Friendships make us thrive
31 Mar 2016 2 Minute Read Article by Emma Kelly
What makes a friendship?
This might be subjective as everyone is looking for something different, but there would certainly be some common ground: mutual respect, trust, the ability to relate and have fun.
Friendships help us to thrive by bringing support, by allowing us to share our fears and secrets and to realise that those crazy thoughts you have in your head are shared by other people.
Often, we are attracted to people that are like us or that we have things in common with. A mutual interest or proximity brings us together and then we find we laugh at the same things, we have the same views on life - or we are totally different and ‘just click’.
Some friendships stand the test of time and I consider myself super lucky that I have friendships that I have had for most of my life, starting in school.
We’ve celebrated 21sts, weddings and babies, and commiserated break-ups, job losses and other hardships. We have lived across many countries, but have remained tight. We still like each other after all these years, we still make time for each other and we nurture the friendship.

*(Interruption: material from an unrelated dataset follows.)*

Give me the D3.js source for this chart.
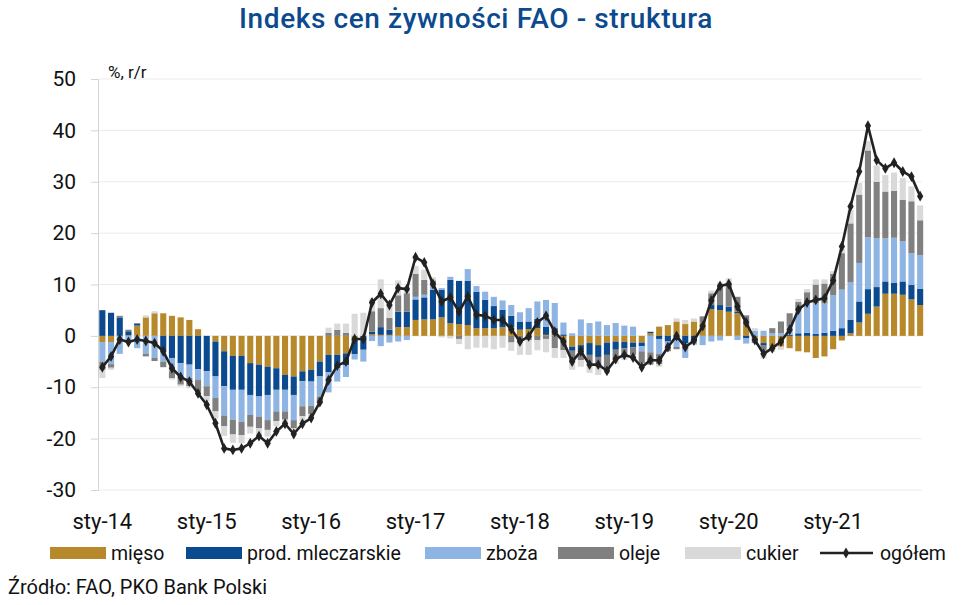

My friends stand out for their support for what I’m doing, regardless of their belief in it. They have enough faith in me and who I am as a person to encourage me to run with whatever I’m doing, even when, on occasion, I’ve been hobbling along.
I’d like to think I’m a pretty decent friend in return. I care, I turn up, I listen and I try not to judge. Being with my friends gives me great joy and I feel very strongly that if you value something, you should nurture it. Find the ingredients to help it flourish and provide these generously.
Disclosure and intimacy are the ingredients that form friendships and we sometimes allow these slowly and with great care, like any relationship, to save us from hurt. Over time these two ingredients become the foundation of friendship. When people know your fears you are vulnerable, they know the real you that doesn’t get disclosed to everyone and there is a reciprocity there that binds us together.
Sometimes friendships are tested and they don’t survive. Everyone is different and forgiveness is a key ingredient to friendships too. People can act in thoughtless, uncaring and unkind ways, sometimes without even meaning to. But if you can move beyond whatever hurt you have endured to remain friends, it’ll undoubtedly be a stronger friendship.
It’s important to ask yourself how you feel about your friends. Do you tell them? Do you make time for them? Do you take the risks to be who you really are with them? Because friendships create a space for us to connect with our true selves, they bring us pleasure and help us face the inevitable challenges life throws at us.